By far the simplest option would simply be to extend the current postgraduate loan to cover PGCert and PGDip qualifications. At a stroke this would enable working graduates to take on further training either in short career breaks or alongside employment. Gone would be the slightly silly insistence that someone who wants to learn about Data Analytics (because it’s 2024 and that feels relevant to almost everything) needs to do a full MSc to do so.

This would involve issuing more loans, but it’s reasonable to assume this kind of expansion won’t harm the already low RAB charge for PG loans.

Another option would be to extend the lifelong learning entitlement (LLE) above level 6 and this does make sense if we see full modularisation and transfer as the direction of travel for HE overall. But the above can be done more or less immediately.

End perverse penalties for postgrad participation

As it stands, simply being entitled to take out a postgraduate loan has an impact on an individual’s entitlement to benefits. The simplest and, I think, most egregious example of this is that 30 per cent of the current Student Finance England loan (around £4,000) counts as income when working out universal credit and reduces someone’s entitlement accordingly. None of this is particularly easy to comprehend or calculate, either.

Of course, benefit eligibility is an issue for undergraduate students too (and just as questionable) but the impact is likely to be greater in dissuading and/or penalising older working-age postgraduates.

Compounding this is the fact that, unlike undergraduates, postgraduates aren’t normally eligible for a childcare grant – despite being more likely to have dependent children.

Take positive action

Postgraduate interest is booming in fields like artificial intelligence (which more than doubled its search interest on our UK search and discovery platforms during 2023). Another look at HESA data reveals that enrolments for its parent field – computing – were 69 per cent male between 2019-20 and 2021-22. Data on our searching audience suggests the gender balance for prospective students could be a lot more equitable than this with only a 59 per cent bias towards men.
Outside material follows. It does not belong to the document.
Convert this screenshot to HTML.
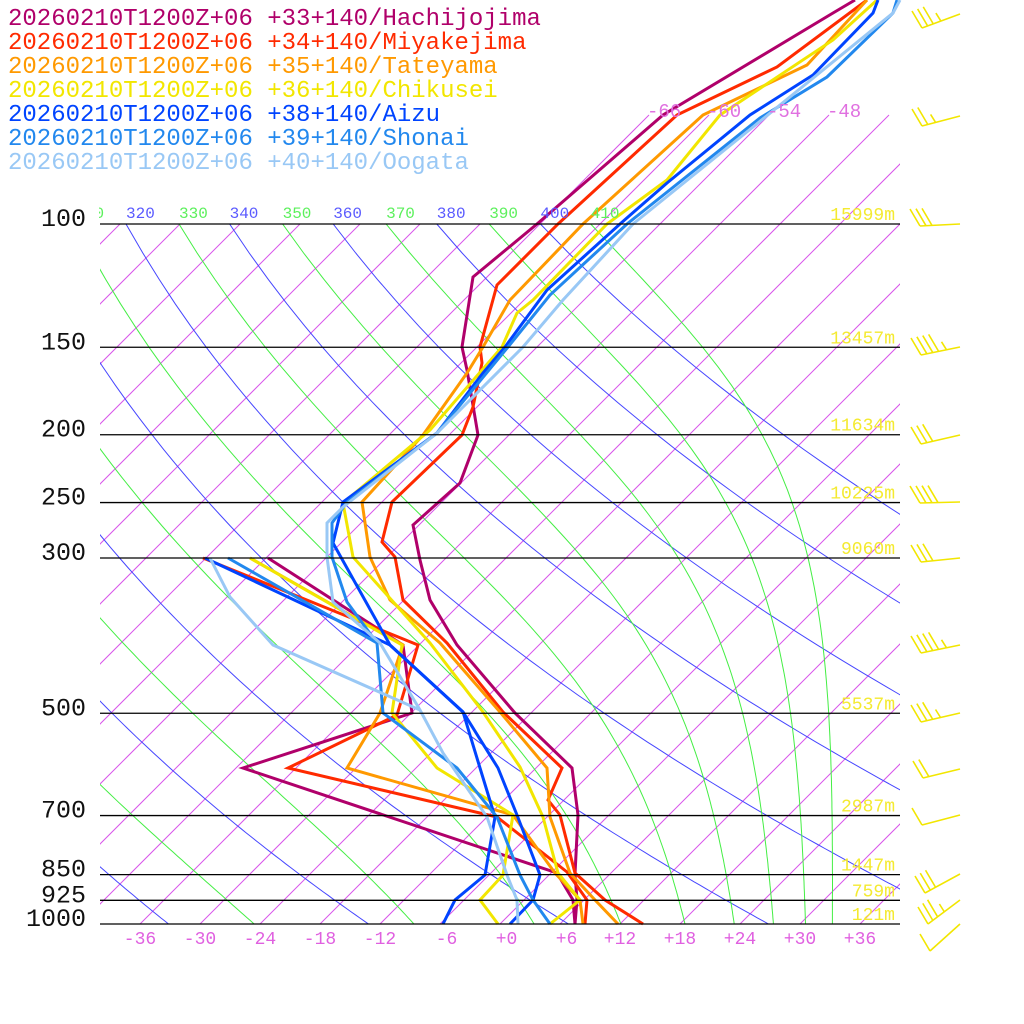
<!DOCTYPE html>
<html><head><meta charset="utf-8">
<style>
html,body{margin:0;padding:0;background:#fff;}
svg{display:block;}
text{font-family:"Liberation Mono",monospace;}
</style></head>
<body>
<svg id="s" xmlns="http://www.w3.org/2000/svg" width="1024" height="1024" viewBox="0 0 1024 1024">
<defs>
<clipPath id="cp"><rect x="100" y="224" width="800" height="700"/></clipPath>
<clipPath id="cpt"><rect x="100" y="110" width="800" height="814"/></clipPath>
<clipPath id="cpl"><rect x="99" y="190" width="801" height="40"/></clipPath>
</defs>
<g id="bg"></g>
<g id="ser" fill="none" stroke-width="3" stroke-linejoin="miter"></g>
<g id="fg"></g>
</svg>
<script>
(function(){
var NS="http://www.w3.org/2000/svg";
function el(parent,tag,attrs,txt){var e=document.createElementNS(NS,tag);for(var k in attrs)e.setAttribute(k,attrs[k]);if(txt!==undefined)e.textContent=txt;parent.appendChild(e);return e;}
var bg=document.getElementById('bg'),ser=document.getElementById('ser'),fg=document.getElementById('fg');
function yP(p){return 224+700*Math.log10(p/100);}
function xT(T,y){return 500+10*T+(924-y);}
// isotherms
var gi=el(bg,'g',{'clip-path':'url(#cp)',stroke:'#d855ea','stroke-width':'1',fill:'none'});
var gi2=el(bg,'g',{'clip-path':'url(#cpt)',stroke:'#d855ea','stroke-width':'1',fill:'none'});
for(var T=-150;T<=42;T+=6){
  if(T>=-66){el(gi2,'line',{x1:xT(T,924),y1:924,x2:xT(T,115),y2:115});}
  else el(gi,'line',{x1:xT(T,924),y1:924,x2:xT(T,0),y2:0});
}
[-66,-60,-54,-48].forEach(function(T){el(fg,'text',{x:xT(T,115)-2,y:117,fill:'#e070e0','font-size':'19'},String(T));});
// dry adiabats
var gd=el(bg,'g',{'clip-path':'url(#cp)',stroke:'#4646ff','stroke-width':'1',fill:'none'});
function dryT(th,p){return th*Math.pow(p/1000,0.2857)-273.15;}
for(var th=200;th<=400;th+=20){
  var pts=[];for(var p=90;p<=1010;p+=10){var y=yP(p);pts.push(xT(dryT(th,p),y).toFixed(1)+','+y.toFixed(1));}
  el(gd,'polyline',{points:pts.join(' ')});
}
// moist pseudo-adiabats
function thetaE(Tc,p){var TK=Tc+273.15;var es=6.112*Math.exp(17.67*Tc/(Tc+243.5));var r=622*es/(p-es);
 return TK*Math.pow(1000/p,0.2854*(1-0.00028*r))*Math.exp((3.376/TK-0.00254)*r*(1+0.00081*r));}
function moistT(te,p){var lo=-150,hi=60;for(var i=0;i<50;i++){var m=(lo+hi)/2;if(thetaE(m,p)>te)hi=m;else lo=m;}return (lo+hi)/2;}
var gm=el(bg,'g',{'clip-path':'url(#cp)',stroke:'#44ee44','stroke-width':'1',fill:'none'});
for(var te=210;te<=410;te+=20){
  var pts=[];for(var p=90;p<=1010;p+=10){var y=yP(p);pts.push(xT(moistT(te,p),y).toFixed(1)+','+y.toFixed(1));}
  el(gm,'polyline',{points:pts.join(' ')});
}
// theta labels
var gl=el(fg,'g',{'clip-path':'url(#cpl)','font-size':'16'});
for(var v=310;v<=410;v+=10){
  var even=(v/10)%2===0;var T=even?dryT(v,100):moistT(v,100);
  el(gl,'text',{x:xT(T,224).toFixed(1),y:218,fill:even?'#5a5aff':'#5cf05c'},String(v));
}
// pressure lines
var lv=[[100,'100','15999m'],[150,'150','13457m'],[200,'200','11634m'],[250,'250','10225m'],[300,'300','9060m'],[500,'500','5537m'],[700,'700','2987m'],[850,'850','1447m'],[925,'925','759m'],[1000,'1000','121m']];
lv.forEach(function(l){var y=yP(l[0]);
 el(fg,'text',{x:895,y:y-4,'text-anchor':'end',fill:'#f4ea30','font-size':'18'},l[2]);
 el(fg,'line',{x1:100,y1:y,x2:900,y2:y,stroke:'#000','stroke-width':'1.3'});
 el(fg,'text',{x:86,y:y+2,'text-anchor':'end',fill:'#111','font-size':'25'},l[1]);
});
// bottom labels
for(var T=-36;T<=36;T+=6){var s=(T>=0?'+':'')+T;var x=500+10*T;if(s.length===2)x+=6.5;
 el(fg,'text',{x:x,y:944,'text-anchor':'middle',fill:'#e060e0','font-size':'18'},s);}
// series
var S=[
['#b0006a',"855,0 833,13 663,115 537,224 473,277 462,347 467,370 478,435 460,483 413,525 420,560 430,600 457,645 515,713 572,768 578,815 575,874 577,900 575,924",
 "575,924 573,900 557,873 243,768 412,713 403,645 268,558"],
['#ff2a00',"867,0 777,67 677,115 558,224 497,285 480,347 482,363 473,407 462,435 392,502 382,542 395,557 403,600 447,643 503,712 562,768 548,800 560,815 575,873 605,900 643,924",
 "585,924 587,900 567,872 497,817 288,768 397,715 418,645 203,558"],
['#ff9900',"867,0 807,65 703,115 583,224 510,300 483,347 467,373 423,435 362,502 370,557 390,600 440,643 500,712 547,768 550,817 570,873 595,900 618,924",
 "583,924 580,900 555,873 513,815 347,768 380,713 403,645 250,558"],
['#f2e600',"877,0 833,40 720,115 667,180 607,224 533,300 517,313 502,347 430,430 343,503 353,557 430,643 483,712 520,767 543,817 558,873 580,900 550,924",
 "498,924 480,900 503,875 513,815 437,768 392,713 402,645 250,558"],
['#0044ff',"878,0 873,13 813,75 750,115 667,183 620,224 547,290 527,317 505,347 483,373 437,433 343,502 333,543 390,645 463,712 498,768 517,815 540,875 533,900 510,924",
 "443,924 455,900 485,875 495,817 480,768 463,712 390,645 205,558"],
['#2288ee',"897,0 893,13 827,77 760,118 627,224 550,295 508,347 437,433 347,502 332,523 332,557 347,602 377,643 383,713 457,768 497,817 520,875 533,900 550,924",
 "228,558 377,643"],
['#99c8f5',"900,0 893,13 753,127 633,224 563,300 523,347 437,433 343,507 327,523 327,557 333,602 380,643 420,710 443,753 487,817 507,875 517,900 518,924",
 "210,558 230,597 273,645 420,710"]
];
S.forEach(function(s){el(ser,'polyline',{points:s[1],stroke:s[0]});el(ser,'polyline',{points:s[2],stroke:s[0]});});
// legend
var names=['+33+140/Hachijojima','+34+140/Miyakejima','+35+140/Tateyama','+36+140/Chikusei','+38+140/Aizu','+39+140/Shonai','+40+140/Oogata'];
names.forEach(function(n,i){el(fg,'text',{x:8,y:25+24*i,fill:S[i][0],'font-size':'24'},'20260210T1200Z+06 '+n);});
// wind barbs
var gb=el(fg,'g',{stroke:'#f2e600','stroke-width':'1.6',fill:'none'});
function barb(bx,by,ex,ey,n,half){
 el(gb,'line',{x1:bx,y1:by,x2:ex,y2:ey});
 var dx=(ex-bx),dy=(ey-by),L=Math.sqrt(dx*dx+dy*dy);var ux=dx/L,uy=dy/L;
 for(var i=0;i<n;i++){var px=bx+ux*6*i,py=by+uy*6*i;el(gb,'line',{x1:px,y1:py,x2:px-10,y2:py-17});}
 if(half){var px=bx+ux*6*n+2,py=by+uy*(6*n+2);el(gb,'line',{x1:px,y1:py,x2:px-5,y2:py-8});}
}
barb(922,28,960,14,3,1);
barb(922,126,960,116,2,1);
barb(920,226,960,224,3,0);
barb(921,355,960,347,4,1);
barb(921,444,960,435,3,0);
barb(920,503,960,502,4,0);
barb(921,562,960,558,3,0);
barb(921,653,960,645,4,1);
barb(921,722,960,713,3,1);
barb(923,778,960,769,2,0);
barb(922,825,960,815,1,0);
barb(925,893,960,874,3,0);
barb(928,924,960,900,3,1);
barb(930,951,960,924,1,0);
})();
</script>
</body></html>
Again, this indicates an audience that isn’t necessarily making it through to enrolment. There are examples like this across different disciplines, so what can we do about them?

Options might include targeted funding to reach under-represented audiences, as well as campaigns to raise awareness of those who are studying successfully.

As it stands, the majority of students aren’t eligible for a postgraduate loan if they already have a masters’ degree, penalising anyone who wishes to study further at postgraduate level later in their career.

This simply doesn’t make any sense if we view postgraduate study (as we should) as a source of lifelong learning and continuing professional development. Particularly if we do (as we should) unlock access to loans for shorter certificates and diplomas.

Few of these changes I’m contemplating here are complicated – at least as higher education policy goes – and I’d also suggest that few are controversial. We’re speaking, after all, of investing in the UK workforce, not excluding working parents from that and encouraging more people into STEM. The complicated bits – fee inflation and the actual value of the student loan can wait… for now.

3 responses to “A manifesto for unlocking PGT potential

  1. Some good insight especially around the the move away from intensive Master’s Programmes. I would also advocate for more block teaching as well. During a period of maternity leave, I underwent an innovate Master’s programme that would not have been feasible for myself and my family if it were not for block teaching. There is demand for this. Sadly having children is a major contributor to the gendered glass ceiling and the gendered wage gap. While this needs to be urgently addressed on a systematic scale, women could use this time to upskill to help mitigate these societal impacts on their personal lives if programmes were set up differently (what I call Mummy Master’s) .

    Implications for benefits (especially around childcare) for advanced university study also needs to be addressed. After obtaining my Masters, I won a studentship to do my PhD. I did not realise that while the studentship came with limitations on how much outside work I could take on, it was not considered to be “working” for the purpose of childcare benefits. Trying to balance fulltime childcare with fulltime PhDhood was unsustainable in the long run and this was a major factor is dropping out from the PhD programme.

  2. Couldn’t agree more Sara. The lack of clarity over timetables is itself a massive barrier for a lot of students – hard to commit to studying alongside work if you don’t yet know what the time commitment and schedule looks like.

    I’d hope that extending finance to Certificate/Diploma courses would underpin more provision in these areas and encourage universities to make that provision more accessible.

  3. Let’s try to engage with older people who can still learn new things (!), and continue to contribute to society in many ways. I began my PhD when I was 66 and was awarded it a few days after my 70th birthday.